The Belt and Road Initiative, Xi’s signature program dating to 2013, is substantially about assuring access to food that the United States cannot cut off. Much talk always centers around the Malacca Dilemma, where China fears the U.S. Navy could prevent energy from coming through the Strait of Malacca to Chinese ports by sea. CCP leaders also are recognising, without naming it, a Rice Dilemma as fears exist that Washington would prevent its allies and partner from providing Beijing with wheat, rice, soya, and other staples. Without adequate and now accustomed-to access to food, Chinese citizens might well create the luan in the streets that most worries CCP officials.
The global breadbasket increasingly over the past decades has expanded to Brazil, Argentina, Canada, and Australia. Improvements in agriculture outside this country have been phenomenal. While the latter two have strained ties with Zhongnanhai and are firm, enduring U.S. allies, neither Brasilia nor Buenos Aires is willing to close the door on better ties with China in exchange for investment and loans—and a form of respect they crave. Decades of disappointment opened the door to better relations with a distant country with which they had no prior experience.
In some ways, we have inverted our current power with China by not grasping this point that not all indicators that matter are about military strength. For obvious and understandable reasons, we focus on growing hard power that has changed in measurable ways in past thirty years. Platforms and soldiers fight wars but they do so with other resources, not the least of which is food. It remains an element and indicator of incredible U.S. strength and resilience.
The Ozarks don’t produce the rich waves of grain we cite in ‘America, the Beautiful’ but the remaining family farms and larger Big Ag farms produce hay and other crops essential to the beef most Americans consume with vigour. Translated otherwise, even the poorest of our soils produces important crops with ease. Don’t get me wrong, please: the Ozark farmers work hard to use this land but they face fewer daunting water or pollution challenges confronting Chinese days in and day out.

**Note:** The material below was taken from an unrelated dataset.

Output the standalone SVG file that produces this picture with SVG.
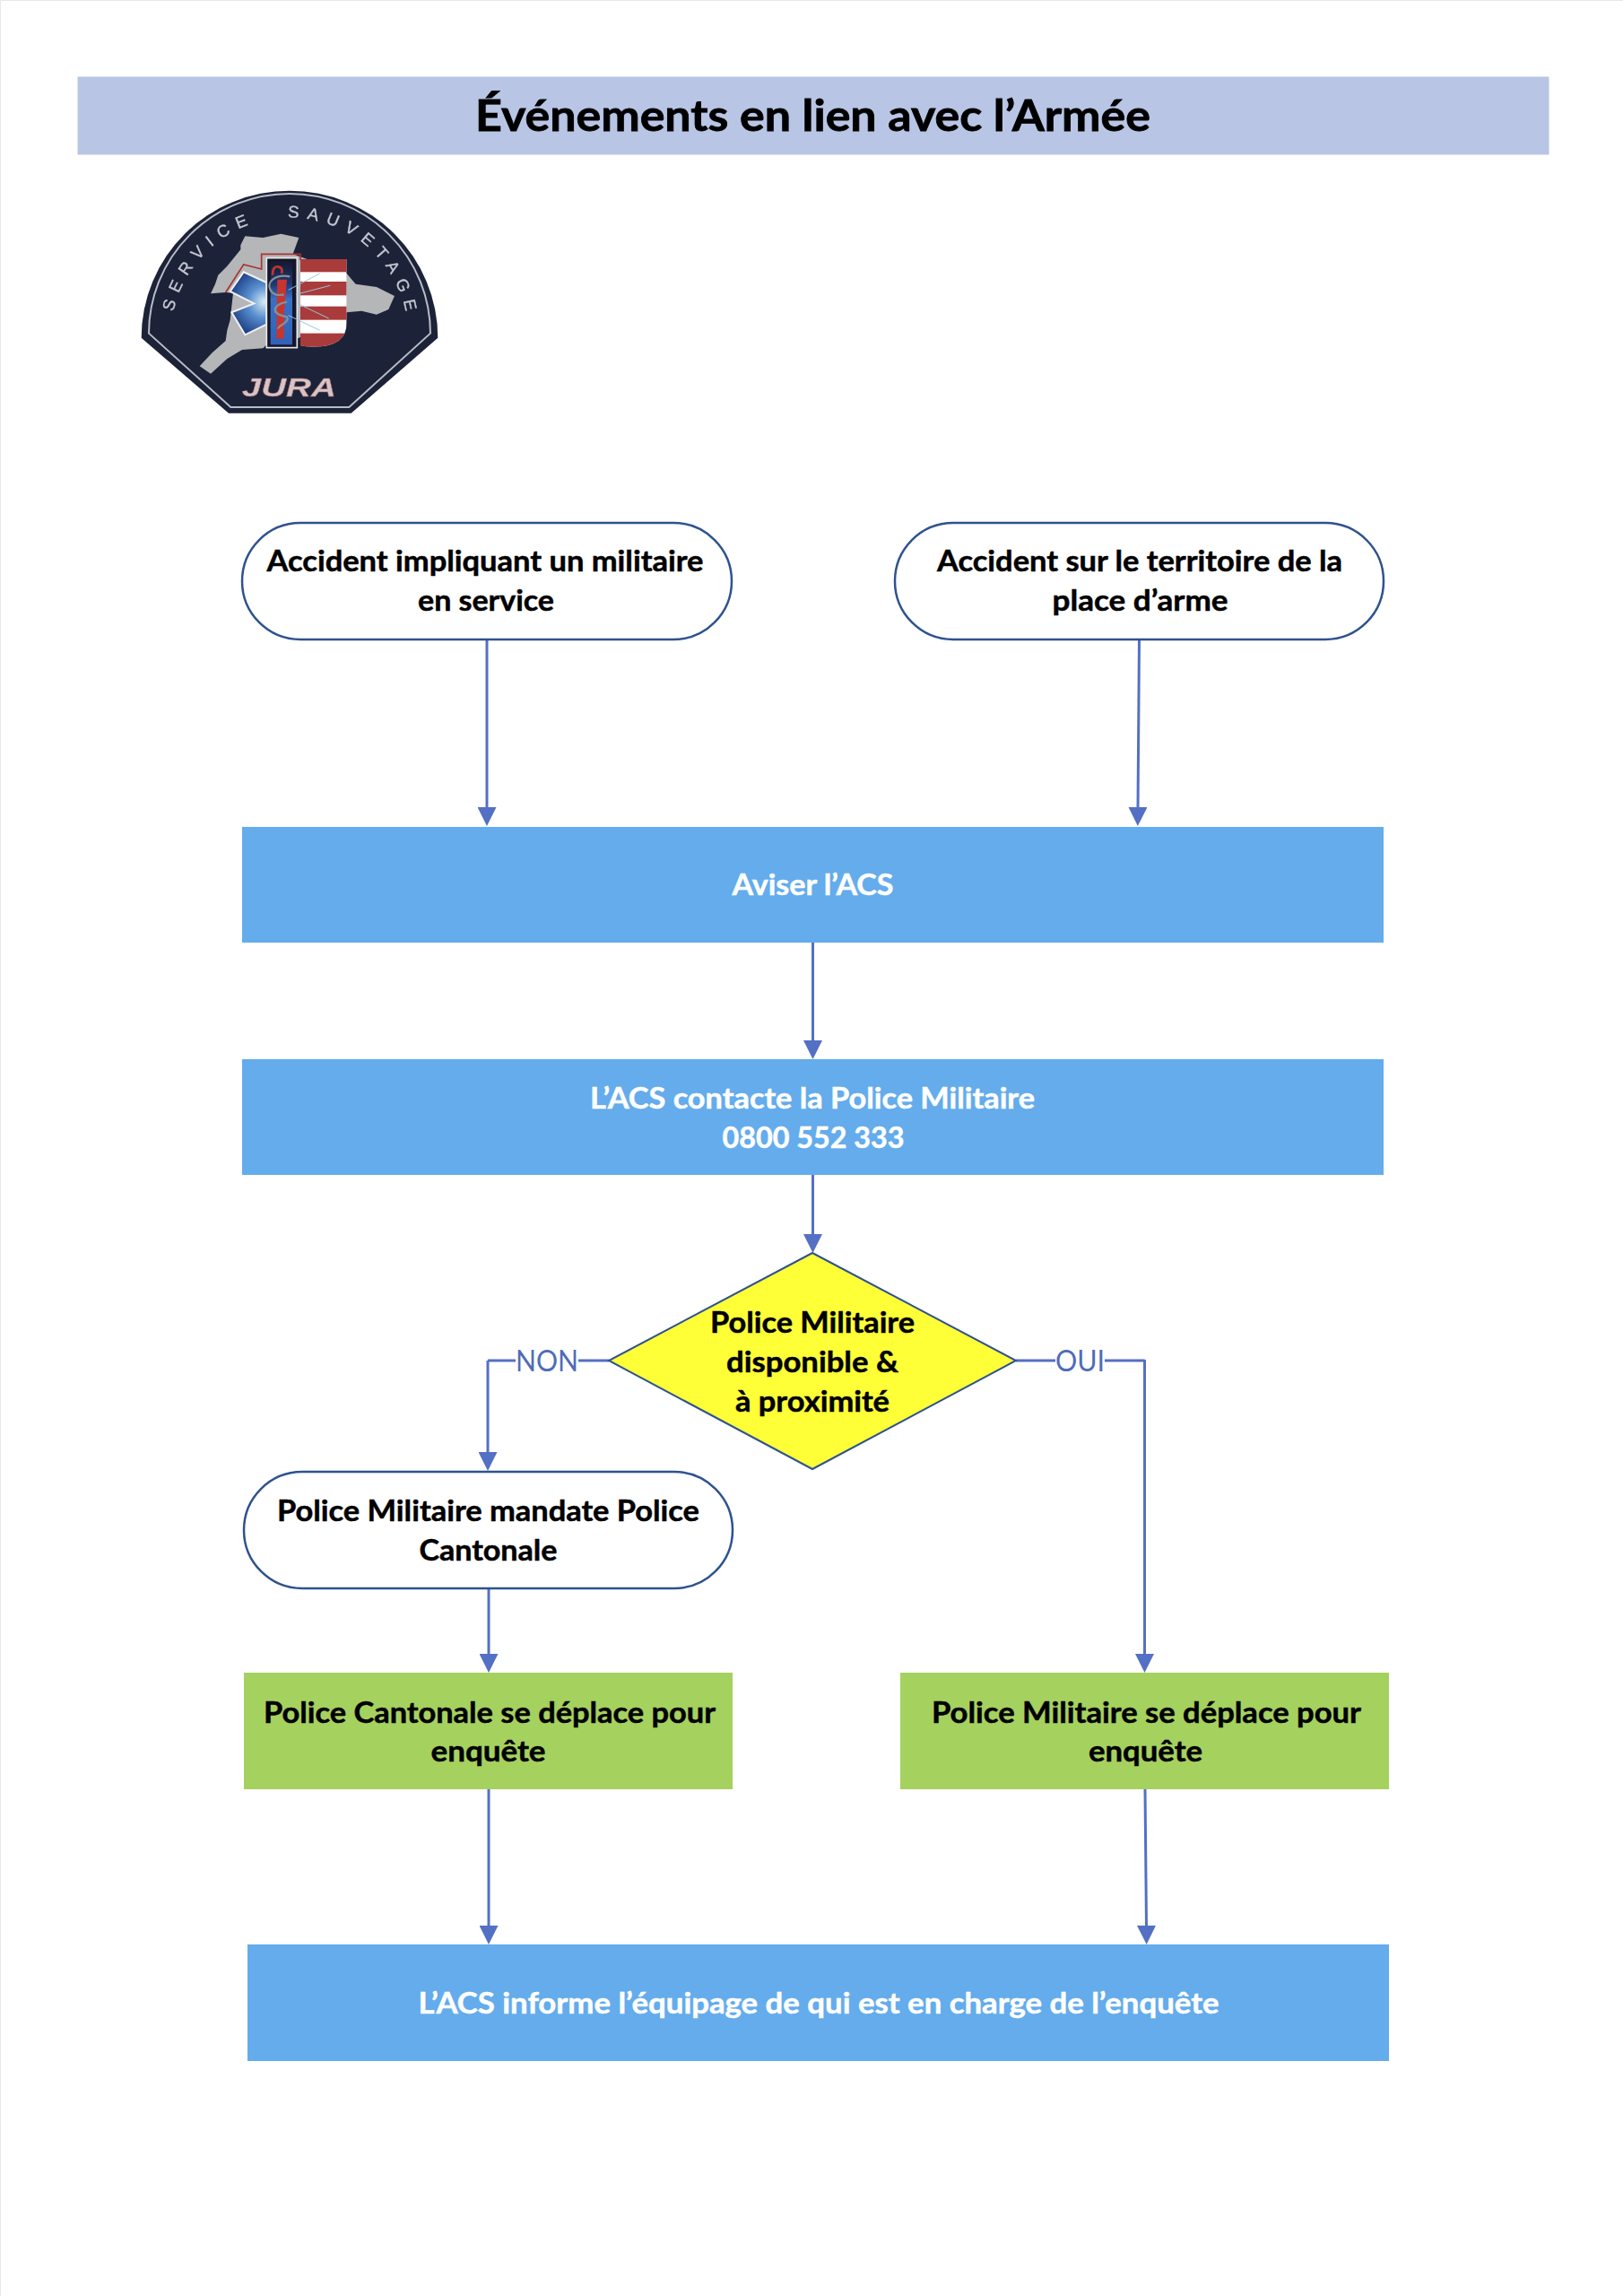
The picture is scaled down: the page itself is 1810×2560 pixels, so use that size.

I was driving all day so I have only a single pictures of the Carolina blue skies we saw. But, it was a striking reminder of the advantages we have and take for granted.
It is still dangerously hot. Please be sane, safe, and well. FIN
Zongyuan Zoey Liu, ‘China Increasingly Relies on Imported Food. That’s a Problem’, CFR.org, 25 January 2023.
Yes, this is true as I see disappearing fields in Maryland saw them yesterday. My point, however, is that our arable land and ability to produce a range of ‘lesser’ crops on poorer land is a distinct asymmetrical advantage the CCP is aware we have. But if we take it for granted, like anything else, we could regret it later. Thanks, Jim!
Maybe this should be a policy metric DC keeps track of. Seems like China is a long way from catching up with US in this.